§ EXERCISE DESCRIPTION
Transcribe every line from the top down to the line with "const lineDash = ['5.5,2.4', '9.6,2.4,1.5,2.4']", both ends included, but not the pictures.

○ ○ ○ ○ ○ ○ ○

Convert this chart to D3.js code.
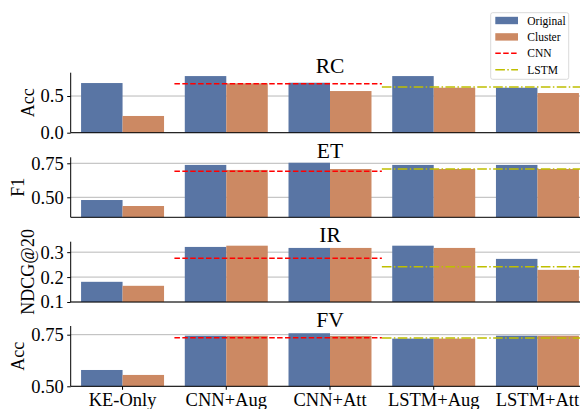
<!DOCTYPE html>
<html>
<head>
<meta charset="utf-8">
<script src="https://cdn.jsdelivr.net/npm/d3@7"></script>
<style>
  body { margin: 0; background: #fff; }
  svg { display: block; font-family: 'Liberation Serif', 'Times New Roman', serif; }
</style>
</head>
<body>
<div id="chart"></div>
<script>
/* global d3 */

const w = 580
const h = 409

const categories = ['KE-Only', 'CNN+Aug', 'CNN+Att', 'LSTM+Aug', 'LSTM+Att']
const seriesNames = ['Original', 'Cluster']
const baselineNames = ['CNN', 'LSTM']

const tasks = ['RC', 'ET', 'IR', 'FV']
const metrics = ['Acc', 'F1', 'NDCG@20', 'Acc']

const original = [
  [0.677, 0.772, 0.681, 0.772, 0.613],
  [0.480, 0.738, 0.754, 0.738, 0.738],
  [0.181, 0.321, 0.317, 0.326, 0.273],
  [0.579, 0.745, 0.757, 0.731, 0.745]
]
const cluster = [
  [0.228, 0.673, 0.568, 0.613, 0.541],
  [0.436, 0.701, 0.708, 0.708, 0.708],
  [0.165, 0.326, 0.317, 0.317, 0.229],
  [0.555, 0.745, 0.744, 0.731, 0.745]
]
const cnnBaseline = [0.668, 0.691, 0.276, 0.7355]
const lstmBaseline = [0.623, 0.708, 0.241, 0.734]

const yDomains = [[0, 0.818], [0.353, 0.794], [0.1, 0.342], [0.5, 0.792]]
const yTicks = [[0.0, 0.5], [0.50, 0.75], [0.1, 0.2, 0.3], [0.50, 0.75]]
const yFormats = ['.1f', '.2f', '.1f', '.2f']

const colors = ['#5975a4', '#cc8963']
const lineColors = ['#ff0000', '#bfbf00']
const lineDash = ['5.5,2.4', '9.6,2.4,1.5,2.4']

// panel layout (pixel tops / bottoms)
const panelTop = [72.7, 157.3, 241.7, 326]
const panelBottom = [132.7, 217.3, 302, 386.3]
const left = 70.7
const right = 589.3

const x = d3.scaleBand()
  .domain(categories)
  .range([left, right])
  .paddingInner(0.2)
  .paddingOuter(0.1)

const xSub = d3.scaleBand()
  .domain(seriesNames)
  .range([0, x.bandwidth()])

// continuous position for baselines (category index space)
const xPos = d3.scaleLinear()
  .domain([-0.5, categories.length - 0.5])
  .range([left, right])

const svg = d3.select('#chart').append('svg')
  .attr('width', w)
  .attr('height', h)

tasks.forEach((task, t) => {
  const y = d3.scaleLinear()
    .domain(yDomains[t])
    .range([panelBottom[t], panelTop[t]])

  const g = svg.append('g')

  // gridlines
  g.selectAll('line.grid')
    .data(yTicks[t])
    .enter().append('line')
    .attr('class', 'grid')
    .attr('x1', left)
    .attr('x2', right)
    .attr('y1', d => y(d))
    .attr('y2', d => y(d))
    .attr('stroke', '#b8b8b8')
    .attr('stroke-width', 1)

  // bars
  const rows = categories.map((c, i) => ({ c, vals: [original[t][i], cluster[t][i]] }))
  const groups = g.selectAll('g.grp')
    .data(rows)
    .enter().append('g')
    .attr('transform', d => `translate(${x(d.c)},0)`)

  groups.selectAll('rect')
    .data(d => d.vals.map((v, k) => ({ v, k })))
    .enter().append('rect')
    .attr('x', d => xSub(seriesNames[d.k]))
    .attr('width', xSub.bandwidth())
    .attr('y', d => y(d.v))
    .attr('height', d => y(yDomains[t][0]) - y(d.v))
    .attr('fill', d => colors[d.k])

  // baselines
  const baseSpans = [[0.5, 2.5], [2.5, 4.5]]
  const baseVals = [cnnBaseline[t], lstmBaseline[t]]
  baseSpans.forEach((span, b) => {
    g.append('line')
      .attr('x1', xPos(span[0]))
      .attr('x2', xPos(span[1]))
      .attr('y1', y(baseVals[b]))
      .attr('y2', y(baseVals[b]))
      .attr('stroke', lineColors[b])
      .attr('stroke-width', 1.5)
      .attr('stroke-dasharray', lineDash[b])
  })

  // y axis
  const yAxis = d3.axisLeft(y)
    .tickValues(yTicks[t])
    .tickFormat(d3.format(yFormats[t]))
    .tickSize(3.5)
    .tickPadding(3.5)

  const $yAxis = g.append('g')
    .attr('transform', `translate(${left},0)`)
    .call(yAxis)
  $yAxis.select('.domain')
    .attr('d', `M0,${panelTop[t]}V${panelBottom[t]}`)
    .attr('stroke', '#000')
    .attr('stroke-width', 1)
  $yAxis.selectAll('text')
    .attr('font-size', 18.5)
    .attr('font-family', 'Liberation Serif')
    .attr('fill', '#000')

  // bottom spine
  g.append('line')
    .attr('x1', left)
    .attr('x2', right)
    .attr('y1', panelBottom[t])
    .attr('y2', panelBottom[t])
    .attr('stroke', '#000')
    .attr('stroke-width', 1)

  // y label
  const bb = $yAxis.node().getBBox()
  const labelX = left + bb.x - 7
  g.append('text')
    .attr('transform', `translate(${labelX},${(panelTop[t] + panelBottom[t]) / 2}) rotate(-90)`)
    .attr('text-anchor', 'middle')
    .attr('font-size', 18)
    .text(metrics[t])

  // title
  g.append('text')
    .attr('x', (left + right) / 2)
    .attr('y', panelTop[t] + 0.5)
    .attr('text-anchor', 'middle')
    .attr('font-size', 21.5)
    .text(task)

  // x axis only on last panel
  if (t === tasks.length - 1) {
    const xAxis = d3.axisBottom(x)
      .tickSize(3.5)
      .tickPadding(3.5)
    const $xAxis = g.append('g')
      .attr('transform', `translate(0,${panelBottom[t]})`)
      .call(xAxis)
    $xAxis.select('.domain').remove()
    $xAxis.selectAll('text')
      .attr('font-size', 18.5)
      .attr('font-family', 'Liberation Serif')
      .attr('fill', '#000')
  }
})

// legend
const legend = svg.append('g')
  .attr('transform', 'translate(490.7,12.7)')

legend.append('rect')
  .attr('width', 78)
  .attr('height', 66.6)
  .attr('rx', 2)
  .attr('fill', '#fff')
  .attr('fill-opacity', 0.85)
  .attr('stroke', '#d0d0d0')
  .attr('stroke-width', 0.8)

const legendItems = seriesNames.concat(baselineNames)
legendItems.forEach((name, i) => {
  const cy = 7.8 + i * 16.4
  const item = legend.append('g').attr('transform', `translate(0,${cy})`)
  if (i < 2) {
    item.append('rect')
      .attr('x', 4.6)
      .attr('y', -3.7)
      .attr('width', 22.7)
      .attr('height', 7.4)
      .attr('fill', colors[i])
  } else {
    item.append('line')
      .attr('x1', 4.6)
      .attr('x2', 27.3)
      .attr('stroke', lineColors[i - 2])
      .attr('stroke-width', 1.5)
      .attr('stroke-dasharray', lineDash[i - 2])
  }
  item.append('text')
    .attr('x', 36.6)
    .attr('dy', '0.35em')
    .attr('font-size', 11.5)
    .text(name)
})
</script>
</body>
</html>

○ ○ ○ ○ ○ ○ ○

§ WRITTEN REPLY
Convert this chart to D3.js code.
<!DOCTYPE html>
<html>
<head>
<meta charset="utf-8">
<script src="https://cdn.jsdelivr.net/npm/d3@7"></script>
<style>
  body { margin: 0; background: #fff; }
  svg { display: block; font-family: 'Liberation Serif', 'Times New Roman', serif; }
</style>
</head>
<body>
<div id="chart"></div>
<script>
/* global d3 */

const w = 580
const h = 409

const categories = ['KE-Only', 'CNN+Aug', 'CNN+Att', 'LSTM+Aug', 'LSTM+Att']
const seriesNames = ['Original', 'Cluster']
const baselineNames = ['CNN', 'LSTM']

const tasks = ['RC', 'ET', 'IR', 'FV']
const metrics = ['Acc', 'F1', 'NDCG@20', 'Acc']

const original = [
  [0.677, 0.772, 0.681, 0.772, 0.613],
  [0.480, 0.738, 0.754, 0.738, 0.738],
  [0.181, 0.321, 0.317, 0.326, 0.273],
  [0.579, 0.745, 0.757, 0.731, 0.745]
]
const cluster = [
  [0.228, 0.673, 0.568, 0.613, 0.541],
  [0.436, 0.701, 0.708, 0.708, 0.708],
  [0.165, 0.326, 0.317, 0.317, 0.229],
  [0.555, 0.745, 0.744, 0.731, 0.745]
]
const cnnBaseline = [0.668, 0.691, 0.276, 0.7355]
const lstmBaseline = [0.623, 0.708, 0.241, 0.734]

const yDomains = [[0, 0.818], [0.353, 0.794], [0.1, 0.342], [0.5, 0.792]]
const yTicks = [[0.0, 0.5], [0.50, 0.75], [0.1, 0.2, 0.3], [0.50, 0.75]]
const yFormats = ['.1f', '.2f', '.1f', '.2f']

const colors = ['#5975a4', '#cc8963']
const lineColors = ['#ff0000', '#bfbf00']
const lineDash = ['5.5,2.4', '9.6,2.4,1.5,2.4']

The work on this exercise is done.